Because I was so irritated, I barely answered her questions and kept constantly glaring over at her computer screen, which I could see was on CNN. NOT ON PAYROLL! And since it was a small office, I had seen her around 11:20 or so chit-chatting with one of the other women in the office about Sarah Palin’s expensive wardrobe. SO RUDE!

It got even worse. I have a feeling she only brought me in because of my job at the 49ers. Which, I’m fine with. It has never gotten me in the door for an interview before (I know! Surprising!), so I’ll take it. But this woman was a huge Bears fan. And once placed someone over at the Chicago Blackhawks office, so therefore she knew EVERYTHING there was to know about how sports teams were run.

Let me tell you, nothing irritates me more than people who think they know what it is like to work in sports. Yes, it is cool. But guess what? That coolness wears off after awhile and then it is a job. And it has some awesome perks. And I loved my time with the 49ers and it was a great experience and I met a lot of great people. But working in sports has a lot of shitty aspects too. And there are a lot of politics in sports and sexism and all sorts of not fun things. So unless you’ve experienced it, don’t talk like you know what it is like. We are a fraternity. And you, recruiter lady, so are not a card-carrying member.

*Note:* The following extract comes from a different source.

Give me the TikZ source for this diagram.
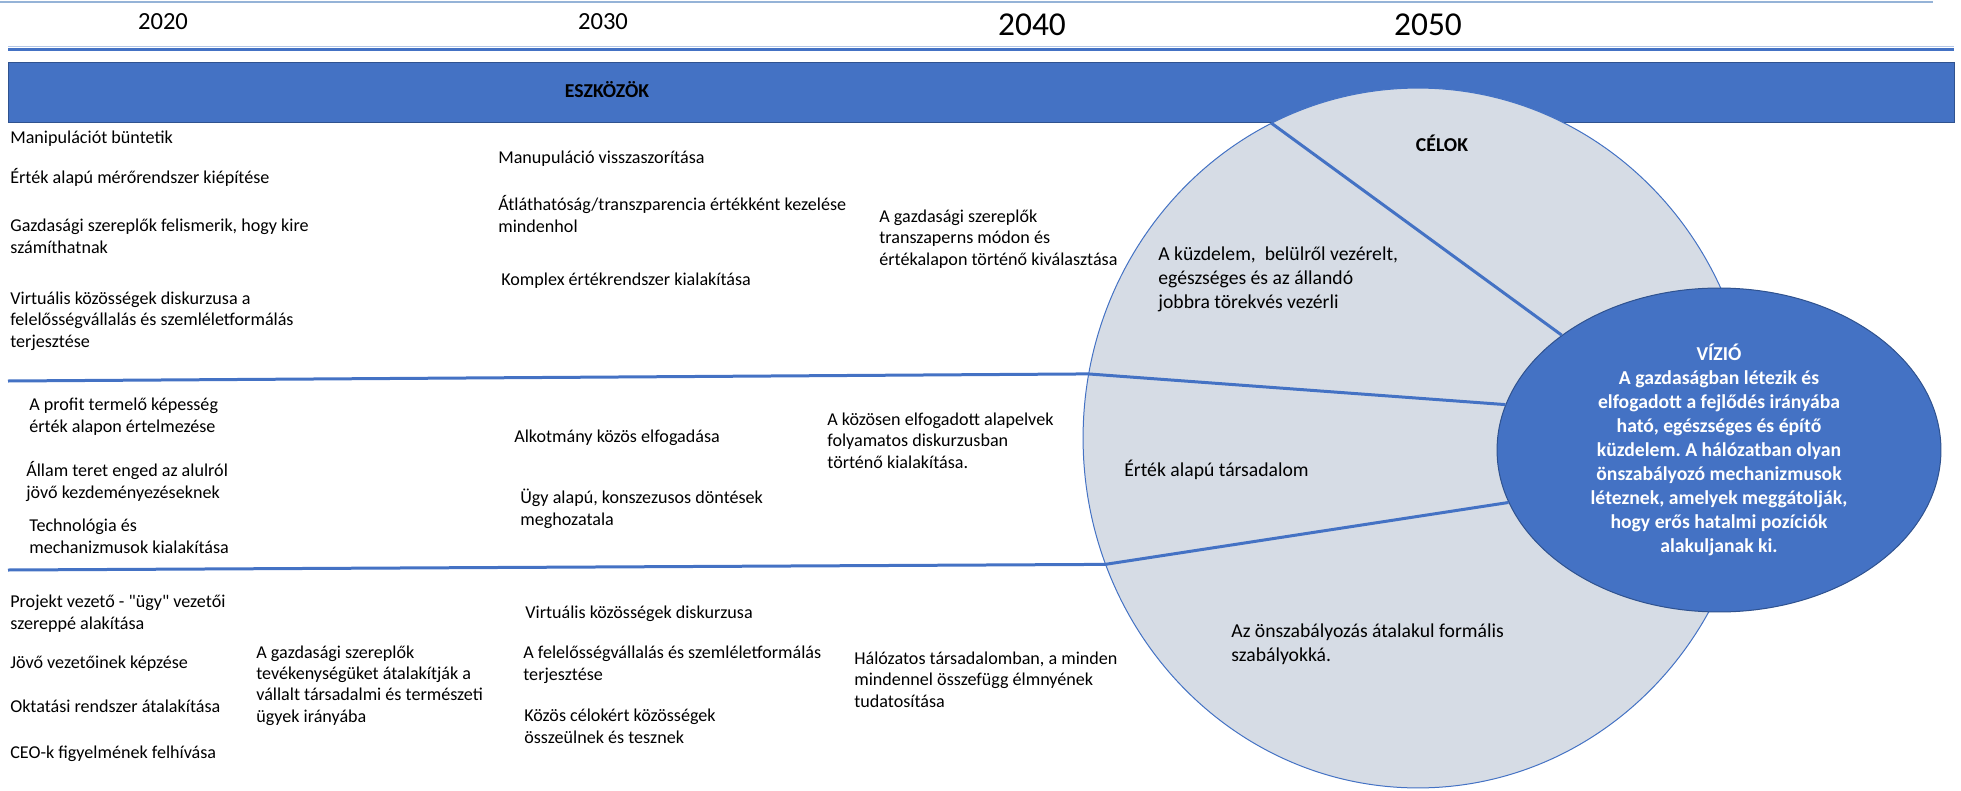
\documentclass[tikz,border=0pt]{standalone}
\usepackage{fontspec}
\setmainfont{Carlito}[Ligatures=TeXOff]
\usepackage{tikz}
\usetikzlibrary{shapes.geometric}
\usepackage{xcolor}
\frenchspacing

\definecolor{bandblue}{HTML}{4472C4}
\definecolor{edgeblue}{HTML}{2F528F}
\definecolor{goalfill}{HTML}{D6DCE5}
\definecolor{topline}{HTML}{95B3D7}
\definecolor{lightline}{HTML}{B4C7E7}

\newcommand{\txt}{\fontsize{10.3pt}{12pt}\selectfont}
\newcommand{\etxt}{\fontsize{11.2pt}{13.5pt}\selectfont}
\newcommand{\vtxt}{\fontsize{11.2pt}{13.7pt}\selectfont\bfseries}

\begin{document}
\begin{tikzpicture}[x=0.02cm,y=-0.02cm]
    \useasboundingbox (0,0) rectangle (1961,791);
    \tikzstyle{every node}=[font=\txt,inner sep=0pt,anchor=base west,align=left]
    \tikzstyle{divline}=[bandblue,line width=0.06cm]
    %% timeline
    \draw[topline,line width=0.03cm] (0,2) -- (1933,2);
    \node[font=\fontsize{14pt}{16pt}\selectfont,anchor=center] (y20) at (163,22) {2020};
    \node[font=\fontsize{14pt}{16pt}\selectfont,anchor=center] (y30) at (603,22) {2030};
    \node[font=\fontsize{19pt}{22pt}\selectfont,anchor=center] (y40) at (1032,25) {2040};
    \node[font=\fontsize{19pt}{22pt}\selectfont,anchor=center] (y50) at (1428,25) {2050};
    \draw[lightline,line width=0.02cm] (8,46.5) -- (1954,46.5);
    \draw[divline] (8,49) -- (1954,49);
    %% tools band
    \draw[edgeblue,fill=bandblue,line width=0.012cm] (8,62) rectangle (1954,122);
    \node[font=\etxt\bfseries,anchor=base] (tools) at (607,97) {ESZKÖZÖK};
    %% goals and vision
    \node[ellipse,draw=bandblue,fill=goalfill,line width=0.02cm,anchor=center,
          minimum width=13.4cm,minimum height=14cm] (goals) at (1418,438) {};
    \node[ellipse,draw=edgeblue,fill=bandblue,line width=0.02cm,anchor=center,
          minimum width=8.88cm,minimum height=6.48cm,align=center,text=white,font=\vtxt] (vis) at (1719,450)
          {VÍZIÓ\\A gazdaságban létezik és\\elfogadott a fejlődés irányába\\ható, egészséges és építő\\küzdelem. A hálózatban olyan\\önszabályozó mechanizmusok\\léteznek, amelyek meggátolják,\\hogy erős hatalmi pozíciók\\alakuljanak ki.};
    \coordinate (s1) at (8,381);
    \coordinate (s2) at (8,570);
    \draw[divline] (goals.115.6) -- (vis);
    \draw[divline] (s1) -- (goals.169.6) -- (vis.168);
    \draw[divline] (s2) -- (goals.202.8) -- (vis.194);
    \node[font=\etxt\bfseries,anchor=base] (celok) at (1442,151) {CÉLOK};
    %% first row
    \node (a1) at (10,143) {Manipulációt büntetik};
    \node (a2) at (10,183) {Érték alapú mérőrendszer kiépítése};
    \node (a3) at (10,253) {Gazdasági szereplők felismerik, hogy kire\\számíthatnak};
    \node (a4) at (10,347) {Virtuális közösségek diskurzusa a\\felelősségvállalás és szemléletformálás\\terjesztése};
    \node (a5) at (498,163) {Manupuláció visszaszorítása};
    \node (a6) at (498,232) {Átláthatóság/transzparencia értékként kezelése\\mindenhol};
    \node (a7) at (501,285) {Komplex értékrendszer kialakítása};
    \node (a8) at (879,265) {A gazdasági szereplők\\transzaperns módon és\\értékalapon történő kiválasztása};
    \node[font=\etxt] (a9) at (1158,308) {A küzdelem,~ belülről vezérelt,\\egészséges és az állandó\\jobbra törekvés vezérli};
    %% second row
    \node (b1) at (29,432) {A profit termelő képesség\\érték alapon értelmezése};
    \node (b2) at (26,498) {Állam teret enged az alulról\\jövő kezdeményezéseknek};
    \node (b3) at (29,553) {Technológia és\\mechanizmusok kialakítása};
    \node (b4) at (514,442) {Alkotmány közös elfogadása};
    \node (b5) at (520,525) {Ügy alapú, konszezusos döntések\\meghozatala};
    \node (b6) at (827,468) {A közösen elfogadott alapelvek\\folyamatos diskurzusban\\történő kialakítása.};
    \node[font=\etxt] (b7) at (1124,476) {Érték alapú társadalom};
    %% third row
    \node (c1) at (10,629) {Projekt vezető - "ügy" vezetői\\szereppé alakítása};
    \node (c2) at (10,668) {Jövő vezetőinek képzése};
    \node (c3) at (10,712) {Oktatási rendszer átalakítása};
    \node (c4) at (10,758) {CEO-k figyelmének felhívása};
    \node (c5) at (256,722) {A gazdasági szereplők\\tevékenységüket átalakítják a\\vállalt társadalmi és természeti\\ügyek irányába};
    \node (c6) at (525,618) {Virtuális közösségek diskurzusa};
    \node (c7) at (523,680) {A felelősségvállalás és szemléletformálás\\terjesztése};
    \node (c8) at (524,743) {Közös célokért közösségek\\összeülnek és tesznek};
    \node (c9) at (854,707) {Hálózatos társadalomban, a minden\\mindennel összefügg élmnyének\\tudatosítása};
    \node[font=\etxt] (c10) at (1231,661) {Az önszabályozás átalakul formális\\szabályokká.};
\end{tikzpicture}
\end{document}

So I basically left the meeting feeling like I showered and put on a suit so I could take the train down to the Loop to get lunch and some Dunkin Donuts coffee. It wasn’t worth it. (OK, the coffee was totally worth it.) I’d be surprised if I heard anything from them, if they will have any positions open that I am a fit for. I’m crossing my fingers, but I’m not optimistic. Myself and Me, they are optimistic. Too bad I have supreme rule and I’m the pessimistic one.

But it started me thinking. And thinking led to panicking. I don’t have any offers on the table. And after next week, it is November. Which means that the holidays are right around the corner. And no one hires during the holidays. Which means I’ll more than likely be unemployed until 2009. And that is a scary fucking thought.

Which means in my head, I’m heading down the path that I am so hoping to avoid, which is taking a job I don’t want. Taking a job I will hate, just because I have to pay the bills, and then looking for a job again in the near future. To me, that’s scarier than being unemployed well into 2009. That thought makes me want to cry, buckets and buckets of wine tears.

I’m forcing myself to stay positive, though. There is something out there for me. And maybe I will, in a few months, have to take some temp jobs before I figure it all out. At least if I don’t like those jobs, I know it won’t be forever. Everything will work itself out and I will eventually, much to my nap-loving, sleeping-in-daily self’s dismay, have to go back to showering every day and dressing in real clothes, clothes whose names do not start with “sweat” nor “tee”. I know I will have to go back to having conversations with people and not just cats.

Until then, I have wine club wine to drink and tubs of ice cream to devour. And that is something Me, Myself and I can ALL agree upon.